## Begin INFORMATION SUPPLIED
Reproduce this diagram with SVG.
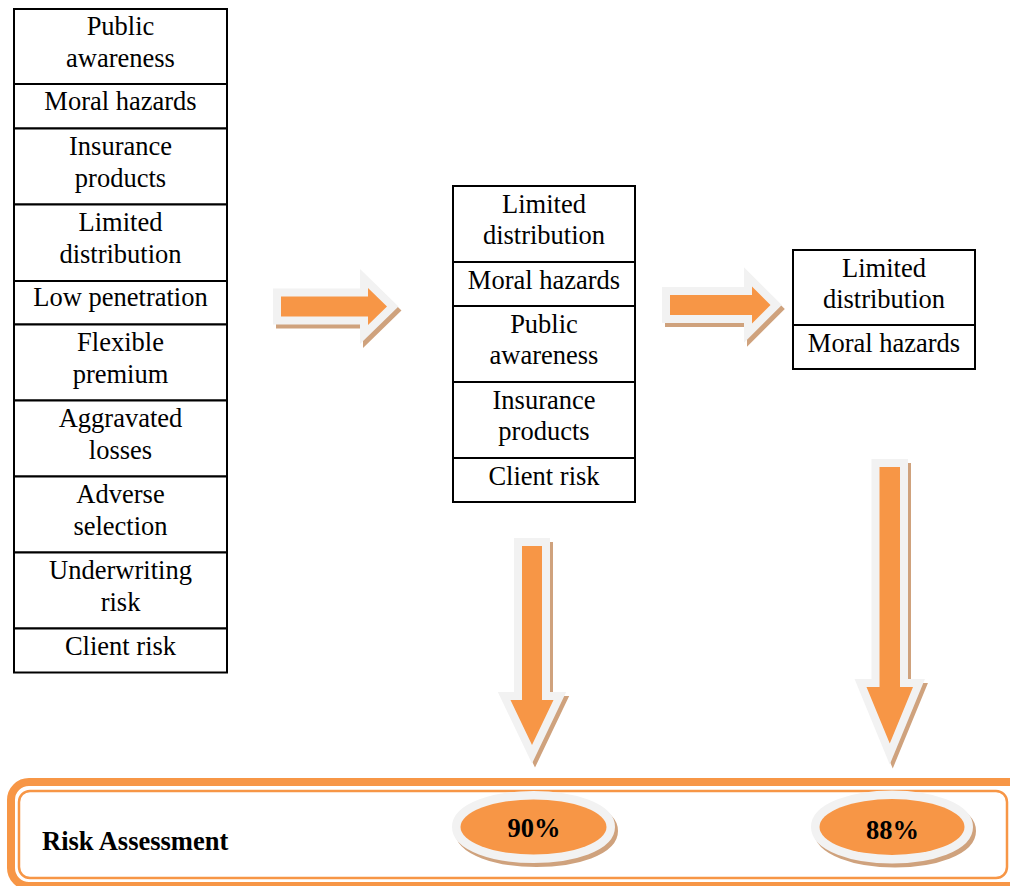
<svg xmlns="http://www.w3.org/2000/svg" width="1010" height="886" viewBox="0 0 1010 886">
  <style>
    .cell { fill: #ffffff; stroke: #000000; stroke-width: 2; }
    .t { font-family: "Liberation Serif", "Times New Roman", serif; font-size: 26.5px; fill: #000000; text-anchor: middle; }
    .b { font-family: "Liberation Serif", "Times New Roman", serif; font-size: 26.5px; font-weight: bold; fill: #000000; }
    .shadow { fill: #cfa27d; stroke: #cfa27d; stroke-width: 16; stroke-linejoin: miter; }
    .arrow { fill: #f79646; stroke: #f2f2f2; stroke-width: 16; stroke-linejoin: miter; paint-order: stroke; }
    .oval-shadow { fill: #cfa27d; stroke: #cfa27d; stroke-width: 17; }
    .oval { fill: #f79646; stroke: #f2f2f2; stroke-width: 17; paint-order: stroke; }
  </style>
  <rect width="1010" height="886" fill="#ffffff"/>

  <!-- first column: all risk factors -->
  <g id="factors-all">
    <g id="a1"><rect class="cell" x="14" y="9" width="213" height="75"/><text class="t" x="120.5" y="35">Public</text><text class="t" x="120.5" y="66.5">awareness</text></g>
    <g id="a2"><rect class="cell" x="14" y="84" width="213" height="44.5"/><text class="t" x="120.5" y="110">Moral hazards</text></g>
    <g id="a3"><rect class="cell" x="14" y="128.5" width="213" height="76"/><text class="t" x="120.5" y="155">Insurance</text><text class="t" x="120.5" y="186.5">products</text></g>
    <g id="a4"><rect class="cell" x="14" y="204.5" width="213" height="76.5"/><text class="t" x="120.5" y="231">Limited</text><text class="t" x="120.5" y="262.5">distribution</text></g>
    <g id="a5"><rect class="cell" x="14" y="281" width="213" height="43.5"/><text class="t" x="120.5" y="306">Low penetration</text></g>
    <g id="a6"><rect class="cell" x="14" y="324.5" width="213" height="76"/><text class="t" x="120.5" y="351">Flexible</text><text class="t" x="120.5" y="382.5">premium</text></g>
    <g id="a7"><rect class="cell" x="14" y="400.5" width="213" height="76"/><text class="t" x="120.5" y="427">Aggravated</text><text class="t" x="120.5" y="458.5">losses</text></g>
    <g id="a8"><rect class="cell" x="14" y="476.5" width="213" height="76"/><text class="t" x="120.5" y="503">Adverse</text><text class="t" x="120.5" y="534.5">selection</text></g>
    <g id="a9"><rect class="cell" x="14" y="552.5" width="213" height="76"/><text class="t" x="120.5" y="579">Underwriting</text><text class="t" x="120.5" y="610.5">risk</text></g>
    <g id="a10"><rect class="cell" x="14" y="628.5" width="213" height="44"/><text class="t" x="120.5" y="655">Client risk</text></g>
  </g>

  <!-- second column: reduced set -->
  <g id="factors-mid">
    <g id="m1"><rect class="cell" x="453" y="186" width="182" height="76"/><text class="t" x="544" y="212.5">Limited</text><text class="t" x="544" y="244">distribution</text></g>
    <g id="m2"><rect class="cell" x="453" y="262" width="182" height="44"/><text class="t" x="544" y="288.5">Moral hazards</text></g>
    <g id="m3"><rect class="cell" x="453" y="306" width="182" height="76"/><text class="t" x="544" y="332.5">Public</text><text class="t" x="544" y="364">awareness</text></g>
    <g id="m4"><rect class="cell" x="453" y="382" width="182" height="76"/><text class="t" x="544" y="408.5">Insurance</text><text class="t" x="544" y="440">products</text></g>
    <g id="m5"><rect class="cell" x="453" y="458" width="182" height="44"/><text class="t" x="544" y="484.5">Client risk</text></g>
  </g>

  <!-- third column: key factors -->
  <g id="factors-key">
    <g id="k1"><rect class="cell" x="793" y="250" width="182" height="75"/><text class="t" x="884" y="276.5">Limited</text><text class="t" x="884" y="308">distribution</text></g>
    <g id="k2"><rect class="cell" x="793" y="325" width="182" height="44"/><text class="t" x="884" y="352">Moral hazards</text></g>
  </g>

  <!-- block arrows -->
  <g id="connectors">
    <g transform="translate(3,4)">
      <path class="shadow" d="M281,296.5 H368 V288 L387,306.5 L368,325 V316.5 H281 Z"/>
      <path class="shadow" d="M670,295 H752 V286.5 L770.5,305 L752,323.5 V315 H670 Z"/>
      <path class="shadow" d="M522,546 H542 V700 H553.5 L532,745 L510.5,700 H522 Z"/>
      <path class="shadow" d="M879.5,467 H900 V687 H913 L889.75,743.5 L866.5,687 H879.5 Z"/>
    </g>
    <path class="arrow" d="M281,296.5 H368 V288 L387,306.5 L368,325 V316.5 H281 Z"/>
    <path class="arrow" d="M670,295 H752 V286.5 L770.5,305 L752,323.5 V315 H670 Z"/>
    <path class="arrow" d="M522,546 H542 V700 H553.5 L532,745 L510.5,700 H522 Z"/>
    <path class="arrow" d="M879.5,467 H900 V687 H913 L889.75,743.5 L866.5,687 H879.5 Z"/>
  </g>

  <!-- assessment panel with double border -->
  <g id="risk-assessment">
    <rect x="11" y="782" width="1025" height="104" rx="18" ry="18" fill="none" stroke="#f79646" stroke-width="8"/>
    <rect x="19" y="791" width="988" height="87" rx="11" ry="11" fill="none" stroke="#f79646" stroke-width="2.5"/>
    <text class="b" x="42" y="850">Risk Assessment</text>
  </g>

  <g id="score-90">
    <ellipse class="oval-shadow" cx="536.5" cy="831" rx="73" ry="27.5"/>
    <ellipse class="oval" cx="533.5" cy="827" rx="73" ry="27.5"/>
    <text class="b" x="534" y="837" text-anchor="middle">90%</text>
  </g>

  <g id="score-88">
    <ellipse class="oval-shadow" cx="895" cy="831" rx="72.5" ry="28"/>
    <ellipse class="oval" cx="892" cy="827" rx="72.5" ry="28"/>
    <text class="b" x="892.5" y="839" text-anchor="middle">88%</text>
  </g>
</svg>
## End INFORMATION SUPPLIED
▸ **SET PROBLEM**
In this exercise, set down all of the data exactly, without the pictures.

▸ **WRITTEN SOLUTION**
Reproduce this diagram with SVG.
<svg xmlns="http://www.w3.org/2000/svg" width="1010" height="886" viewBox="0 0 1010 886">
  <style>
    .cell { fill: #ffffff; stroke: #000000; stroke-width: 2; }
    .t { font-family: "Liberation Serif", "Times New Roman", serif; font-size: 26.5px; fill: #000000; text-anchor: middle; }
    .b { font-family: "Liberation Serif", "Times New Roman", serif; font-size: 26.5px; font-weight: bold; fill: #000000; }
    .shadow { fill: #cfa27d; stroke: #cfa27d; stroke-width: 16; stroke-linejoin: miter; }
    .arrow { fill: #f79646; stroke: #f2f2f2; stroke-width: 16; stroke-linejoin: miter; paint-order: stroke; }
    .oval-shadow { fill: #cfa27d; stroke: #cfa27d; stroke-width: 17; }
    .oval { fill: #f79646; stroke: #f2f2f2; stroke-width: 17; paint-order: stroke; }
  </style>
  <rect width="1010" height="886" fill="#ffffff"/>

  <!-- first column: all risk factors -->
  <g id="factors-all">
    <g id="a1"><rect class="cell" x="14" y="9" width="213" height="75"/><text class="t" x="120.5" y="35">Public</text><text class="t" x="120.5" y="66.5">awareness</text></g>
    <g id="a2"><rect class="cell" x="14" y="84" width="213" height="44.5"/><text class="t" x="120.5" y="110">Moral hazards</text></g>
    <g id="a3"><rect class="cell" x="14" y="128.5" width="213" height="76"/><text class="t" x="120.5" y="155">Insurance</text><text class="t" x="120.5" y="186.5">products</text></g>
    <g id="a4"><rect class="cell" x="14" y="204.5" width="213" height="76.5"/><text class="t" x="120.5" y="231">Limited</text><text class="t" x="120.5" y="262.5">distribution</text></g>
    <g id="a5"><rect class="cell" x="14" y="281" width="213" height="43.5"/><text class="t" x="120.5" y="306">Low penetration</text></g>
    <g id="a6"><rect class="cell" x="14" y="324.5" width="213" height="76"/><text class="t" x="120.5" y="351">Flexible</text><text class="t" x="120.5" y="382.5">premium</text></g>
    <g id="a7"><rect class="cell" x="14" y="400.5" width="213" height="76"/><text class="t" x="120.5" y="427">Aggravated</text><text class="t" x="120.5" y="458.5">losses</text></g>
    <g id="a8"><rect class="cell" x="14" y="476.5" width="213" height="76"/><text class="t" x="120.5" y="503">Adverse</text><text class="t" x="120.5" y="534.5">selection</text></g>
    <g id="a9"><rect class="cell" x="14" y="552.5" width="213" height="76"/><text class="t" x="120.5" y="579">Underwriting</text><text class="t" x="120.5" y="610.5">risk</text></g>
    <g id="a10"><rect class="cell" x="14" y="628.5" width="213" height="44"/><text class="t" x="120.5" y="655">Client risk</text></g>
  </g>

  <!-- second column: reduced set -->
  <g id="factors-mid">
    <g id="m1"><rect class="cell" x="453" y="186" width="182" height="76"/><text class="t" x="544" y="212.5">Limited</text><text class="t" x="544" y="244">distribution</text></g>
    <g id="m2"><rect class="cell" x="453" y="262" width="182" height="44"/><text class="t" x="544" y="288.5">Moral hazards</text></g>
    <g id="m3"><rect class="cell" x="453" y="306" width="182" height="76"/><text class="t" x="544" y="332.5">Public</text><text class="t" x="544" y="364">awareness</text></g>
    <g id="m4"><rect class="cell" x="453" y="382" width="182" height="76"/><text class="t" x="544" y="408.5">Insurance</text><text class="t" x="544" y="440">products</text></g>
    <g id="m5"><rect class="cell" x="453" y="458" width="182" height="44"/><text class="t" x="544" y="484.5">Client risk</text></g>
  </g>

  <!-- third column: key factors -->
  <g id="factors-key">
    <g id="k1"><rect class="cell" x="793" y="250" width="182" height="75"/><text class="t" x="884" y="276.5">Limited</text><text class="t" x="884" y="308">distribution</text></g>
    <g id="k2"><rect class="cell" x="793" y="325" width="182" height="44"/><text class="t" x="884" y="352">Moral hazards</text></g>
  </g>

  <!-- block arrows -->
  <g id="connectors">
    <g transform="translate(3,4)">
      <path class="shadow" d="M281,296.5 H368 V288 L387,306.5 L368,325 V316.5 H281 Z"/>
      <path class="shadow" d="M670,295 H752 V286.5 L770.5,305 L752,323.5 V315 H670 Z"/>
      <path class="shadow" d="M522,546 H542 V700 H553.5 L532,745 L510.5,700 H522 Z"/>
      <path class="shadow" d="M879.5,467 H900 V687 H913 L889.75,743.5 L866.5,687 H879.5 Z"/>
    </g>
    <path class="arrow" d="M281,296.5 H368 V288 L387,306.5 L368,325 V316.5 H281 Z"/>
    <path class="arrow" d="M670,295 H752 V286.5 L770.5,305 L752,323.5 V315 H670 Z"/>
    <path class="arrow" d="M522,546 H542 V700 H553.5 L532,745 L510.5,700 H522 Z"/>
    <path class="arrow" d="M879.5,467 H900 V687 H913 L889.75,743.5 L866.5,687 H879.5 Z"/>
  </g>

  <!-- assessment panel with double border -->
  <g id="risk-assessment">
    <rect x="11" y="782" width="1025" height="104" rx="18" ry="18" fill="none" stroke="#f79646" stroke-width="8"/>
    <rect x="19" y="791" width="988" height="87" rx="11" ry="11" fill="none" stroke="#f79646" stroke-width="2.5"/>
    <text class="b" x="42" y="850">Risk Assessment</text>
  </g>

  <g id="score-90">
    <ellipse class="oval-shadow" cx="536.5" cy="831" rx="73" ry="27.5"/>
    <ellipse class="oval" cx="533.5" cy="827" rx="73" ry="27.5"/>
    <text class="b" x="534" y="837" text-anchor="middle">90%</text>
  </g>

  <g id="score-88">
    <ellipse class="oval-shadow" cx="895" cy="831" rx="72.5" ry="28"/>
    <ellipse class="oval" cx="892" cy="827" rx="72.5" ry="28"/>
    <text class="b" x="892.5" y="839" text-anchor="middle">88%</text>
  </g>
</svg>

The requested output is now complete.